Proceedings before the PPARB

      • Request for Review applications should be filed within 14 days from the date of occurrence of alleged breach or notification of award (Section 167 (1) PPADA).
      • The PPARB is required to render a decision within 21 days after receiving the Request for Review (Section 171 of the PPADA).

Judicial Review Proceedings before the High Court

      • A person aggrieved by the decision of the PPARB may seek judicial review by the High Court within 14 days from the date of PPARB’s decision. (Section 175 (1) of the PPADA).
      • The High Court has 45 days to hear and determine the judicial review application. (Section 175 (3) of the PPADA).
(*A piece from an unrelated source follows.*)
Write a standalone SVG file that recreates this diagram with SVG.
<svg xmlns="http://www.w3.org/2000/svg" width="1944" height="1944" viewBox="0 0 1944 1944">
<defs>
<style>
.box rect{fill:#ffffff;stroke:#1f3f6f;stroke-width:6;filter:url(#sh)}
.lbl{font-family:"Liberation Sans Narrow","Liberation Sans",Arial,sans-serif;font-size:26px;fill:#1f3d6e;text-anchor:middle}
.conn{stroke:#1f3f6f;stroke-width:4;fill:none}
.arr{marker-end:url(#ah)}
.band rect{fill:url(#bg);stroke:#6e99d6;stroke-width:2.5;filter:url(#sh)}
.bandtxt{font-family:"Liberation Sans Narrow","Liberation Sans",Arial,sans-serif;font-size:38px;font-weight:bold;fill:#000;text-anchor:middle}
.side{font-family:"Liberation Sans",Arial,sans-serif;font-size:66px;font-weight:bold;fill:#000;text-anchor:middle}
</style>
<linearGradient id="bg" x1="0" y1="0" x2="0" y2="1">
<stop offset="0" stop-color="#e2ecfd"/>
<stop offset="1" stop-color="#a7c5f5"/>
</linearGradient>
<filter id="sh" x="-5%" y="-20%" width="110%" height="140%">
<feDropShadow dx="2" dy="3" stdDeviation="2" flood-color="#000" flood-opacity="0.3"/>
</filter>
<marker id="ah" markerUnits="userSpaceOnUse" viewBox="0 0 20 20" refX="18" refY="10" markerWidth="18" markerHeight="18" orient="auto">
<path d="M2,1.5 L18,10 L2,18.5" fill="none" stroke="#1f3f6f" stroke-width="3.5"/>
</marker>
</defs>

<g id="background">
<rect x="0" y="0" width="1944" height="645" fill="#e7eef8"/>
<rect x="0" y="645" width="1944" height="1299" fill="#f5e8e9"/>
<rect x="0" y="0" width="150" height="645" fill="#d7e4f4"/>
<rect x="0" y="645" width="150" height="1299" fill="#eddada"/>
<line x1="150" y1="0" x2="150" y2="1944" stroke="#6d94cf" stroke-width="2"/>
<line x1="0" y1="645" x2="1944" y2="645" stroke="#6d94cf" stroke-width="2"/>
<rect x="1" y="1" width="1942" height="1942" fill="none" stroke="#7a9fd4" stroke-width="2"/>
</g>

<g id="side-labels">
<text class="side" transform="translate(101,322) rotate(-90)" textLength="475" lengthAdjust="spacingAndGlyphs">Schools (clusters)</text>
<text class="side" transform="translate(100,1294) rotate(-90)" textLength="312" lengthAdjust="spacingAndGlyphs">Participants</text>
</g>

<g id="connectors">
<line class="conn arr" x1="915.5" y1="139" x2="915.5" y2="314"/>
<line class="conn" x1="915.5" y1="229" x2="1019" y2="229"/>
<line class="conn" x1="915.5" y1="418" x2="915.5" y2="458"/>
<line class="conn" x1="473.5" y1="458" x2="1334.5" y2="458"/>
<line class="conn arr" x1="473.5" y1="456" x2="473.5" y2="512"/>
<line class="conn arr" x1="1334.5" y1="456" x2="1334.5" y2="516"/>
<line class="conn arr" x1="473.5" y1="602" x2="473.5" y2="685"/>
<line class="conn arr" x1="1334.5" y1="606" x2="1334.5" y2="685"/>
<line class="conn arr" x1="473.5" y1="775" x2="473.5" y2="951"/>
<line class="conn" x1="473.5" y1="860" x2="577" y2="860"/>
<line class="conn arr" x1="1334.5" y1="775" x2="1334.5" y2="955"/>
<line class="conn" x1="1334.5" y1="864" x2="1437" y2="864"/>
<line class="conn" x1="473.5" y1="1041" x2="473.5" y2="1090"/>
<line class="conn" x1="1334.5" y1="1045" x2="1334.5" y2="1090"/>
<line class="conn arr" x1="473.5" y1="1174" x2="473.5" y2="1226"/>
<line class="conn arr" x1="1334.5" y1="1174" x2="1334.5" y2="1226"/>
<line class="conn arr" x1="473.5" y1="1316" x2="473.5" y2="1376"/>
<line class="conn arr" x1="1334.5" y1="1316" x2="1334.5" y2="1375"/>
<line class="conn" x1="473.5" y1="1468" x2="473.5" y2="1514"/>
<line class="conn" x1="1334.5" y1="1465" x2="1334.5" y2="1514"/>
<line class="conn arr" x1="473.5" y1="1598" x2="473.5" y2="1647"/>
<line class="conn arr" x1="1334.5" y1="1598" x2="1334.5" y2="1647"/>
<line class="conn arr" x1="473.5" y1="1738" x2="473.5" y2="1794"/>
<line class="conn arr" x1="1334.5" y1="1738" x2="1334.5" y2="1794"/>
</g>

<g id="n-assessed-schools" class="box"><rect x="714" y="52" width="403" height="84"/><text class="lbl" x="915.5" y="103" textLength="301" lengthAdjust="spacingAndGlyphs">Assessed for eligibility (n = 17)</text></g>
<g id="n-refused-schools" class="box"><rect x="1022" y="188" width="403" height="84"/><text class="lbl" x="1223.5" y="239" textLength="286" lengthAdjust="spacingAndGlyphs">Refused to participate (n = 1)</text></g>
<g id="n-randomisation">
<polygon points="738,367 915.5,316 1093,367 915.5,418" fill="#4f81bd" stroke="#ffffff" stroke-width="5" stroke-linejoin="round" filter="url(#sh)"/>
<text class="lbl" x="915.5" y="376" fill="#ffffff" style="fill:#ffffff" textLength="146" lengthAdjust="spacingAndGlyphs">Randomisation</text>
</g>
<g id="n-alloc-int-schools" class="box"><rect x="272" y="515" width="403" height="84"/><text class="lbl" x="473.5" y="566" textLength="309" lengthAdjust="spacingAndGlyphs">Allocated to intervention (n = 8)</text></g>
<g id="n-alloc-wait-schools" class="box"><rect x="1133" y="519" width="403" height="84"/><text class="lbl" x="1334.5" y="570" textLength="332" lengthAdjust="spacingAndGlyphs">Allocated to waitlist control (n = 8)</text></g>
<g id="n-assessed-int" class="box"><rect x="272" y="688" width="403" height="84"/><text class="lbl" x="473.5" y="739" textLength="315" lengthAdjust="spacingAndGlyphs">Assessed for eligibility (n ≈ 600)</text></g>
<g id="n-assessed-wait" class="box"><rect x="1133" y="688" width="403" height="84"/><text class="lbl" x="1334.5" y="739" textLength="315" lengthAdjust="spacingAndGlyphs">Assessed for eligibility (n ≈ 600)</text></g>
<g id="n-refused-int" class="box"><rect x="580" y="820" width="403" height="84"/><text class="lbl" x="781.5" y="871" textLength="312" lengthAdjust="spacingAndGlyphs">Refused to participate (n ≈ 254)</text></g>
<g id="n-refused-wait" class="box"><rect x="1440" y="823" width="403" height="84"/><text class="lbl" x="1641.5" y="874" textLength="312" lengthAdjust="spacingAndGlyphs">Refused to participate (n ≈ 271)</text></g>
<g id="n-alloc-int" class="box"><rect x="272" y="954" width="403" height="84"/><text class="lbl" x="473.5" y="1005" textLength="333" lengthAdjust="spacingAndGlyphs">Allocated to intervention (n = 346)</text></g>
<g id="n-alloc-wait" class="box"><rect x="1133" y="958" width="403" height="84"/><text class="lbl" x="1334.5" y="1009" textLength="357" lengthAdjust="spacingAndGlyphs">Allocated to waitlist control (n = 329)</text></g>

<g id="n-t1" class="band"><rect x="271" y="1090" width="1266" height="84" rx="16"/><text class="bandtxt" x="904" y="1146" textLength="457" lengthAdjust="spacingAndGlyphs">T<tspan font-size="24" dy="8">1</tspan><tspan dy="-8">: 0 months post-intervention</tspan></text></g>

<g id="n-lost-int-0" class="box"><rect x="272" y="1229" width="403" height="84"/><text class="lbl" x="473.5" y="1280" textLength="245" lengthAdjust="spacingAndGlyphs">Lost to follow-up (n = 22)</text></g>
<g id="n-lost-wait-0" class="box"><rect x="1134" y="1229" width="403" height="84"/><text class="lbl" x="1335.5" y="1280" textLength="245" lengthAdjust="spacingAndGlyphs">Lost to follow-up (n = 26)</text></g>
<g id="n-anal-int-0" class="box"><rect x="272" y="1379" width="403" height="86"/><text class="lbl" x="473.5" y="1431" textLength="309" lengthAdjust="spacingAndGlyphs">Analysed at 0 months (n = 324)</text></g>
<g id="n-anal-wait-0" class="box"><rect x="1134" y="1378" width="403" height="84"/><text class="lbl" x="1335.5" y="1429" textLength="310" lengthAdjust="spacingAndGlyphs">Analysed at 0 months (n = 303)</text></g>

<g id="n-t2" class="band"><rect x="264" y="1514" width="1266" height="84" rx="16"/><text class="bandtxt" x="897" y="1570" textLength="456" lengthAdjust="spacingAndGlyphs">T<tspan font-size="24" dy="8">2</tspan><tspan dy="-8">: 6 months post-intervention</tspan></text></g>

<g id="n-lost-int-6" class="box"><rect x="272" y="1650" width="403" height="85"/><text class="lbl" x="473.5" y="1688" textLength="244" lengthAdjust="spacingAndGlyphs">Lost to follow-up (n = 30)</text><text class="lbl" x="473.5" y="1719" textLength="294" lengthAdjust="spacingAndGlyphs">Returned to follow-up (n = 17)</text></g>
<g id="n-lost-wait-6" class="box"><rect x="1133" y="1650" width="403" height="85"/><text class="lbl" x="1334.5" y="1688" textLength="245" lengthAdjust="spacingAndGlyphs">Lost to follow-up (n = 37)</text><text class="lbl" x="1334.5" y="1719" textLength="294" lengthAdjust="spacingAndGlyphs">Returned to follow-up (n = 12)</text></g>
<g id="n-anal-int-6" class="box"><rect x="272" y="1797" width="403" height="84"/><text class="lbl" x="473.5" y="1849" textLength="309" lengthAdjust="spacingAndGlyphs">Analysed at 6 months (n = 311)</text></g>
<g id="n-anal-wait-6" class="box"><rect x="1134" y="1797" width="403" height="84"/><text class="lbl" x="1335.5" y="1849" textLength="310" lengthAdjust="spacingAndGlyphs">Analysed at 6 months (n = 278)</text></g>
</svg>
Appeal to the Court of Appeal

      • A person aggrieved by the decision of the High Court may appeal to the Court of Appeal within 7 days of the decision of the High Court. (Section 175 (4) of the PPADA).
      • The Court of Appeal shall make a decision within 45 days. (Section 175 (4) of the PPADA).
  • The timelines under Section 175 of PPADA have been questioned –particularly with regard to their practicality. The reason the timelines are thought to be a tall order can be illustrated as follows:
      • Ordinary appeals at the Court of Appeal are initiated by filing a Notice of Appeal within 14 days from the date of the decision appealed from.
      • Subsequently, the appellant has 60 days within which to file the Memorandum and Record of Appeal. These 60 days could be longer if the appellant obtains a certificate of delay.
      • No time is set for hearing of ordinary appeals. It is only the rendering of the decision (after hearing) that is required to be done within 90 days (Rule 32 (1) of the Court of Appeal Rules).
  • As the Court of Appeal rightly stated in Civil Application 134 of 2021 (cited above) there are conflicting timelines between the PPADA and the Court of Appeal of Rules such that some litigants and advocates will elect to strictly be guided by the PPADA(such that they file the Notice of Appeal, the Record and Memorandum of Appeal within 7 days) while other litigants and advocates may elect to apply both the timelines under the PPADA and then apply the Court of Appeal Rules (file the Notice of Appeal within 7 days in line with the PPADA and then file Record and Memorandum of Appeal within 60 days in line with the Court of Appeal Rules).
  • The latter case begs the questions:
      • Does the filing of the Notice of Appeal amount to filing an appeal under Section 175 (4) of the PPADA?
      • Is there need to develop Court of Appeal Rules to specifically deal with appeals relating to public procurement and asset disposal disputes?

Clarity is needed on these conflicting timelines. In the meantime, though onerous-especially where the documents (judgement, decree & proceedings) from the High Court are not availed in good time – it is possible to file the Notice of Appeal and the Record of Appeal within 7 days from the date of the decision of the High Court.

In practice and noting the constricted timelines, it may not be possible to include the proceedings (the trial Judge’s notes of the hearing and the transcript of any shorthand notes taken at the trial) before the High Court in the Record of Appeal in the first instance. But, Rule 8 (5) of the Court of Appeal Rules allows the appellant to file a supplementary Record of Appeal if the High Court does not avail all documents in good time.

We are watching out on this developing jurisprudence with regard to timelines for filing, hearing and determining public procurement and asset disposal disputes, which until overturned, remains good law.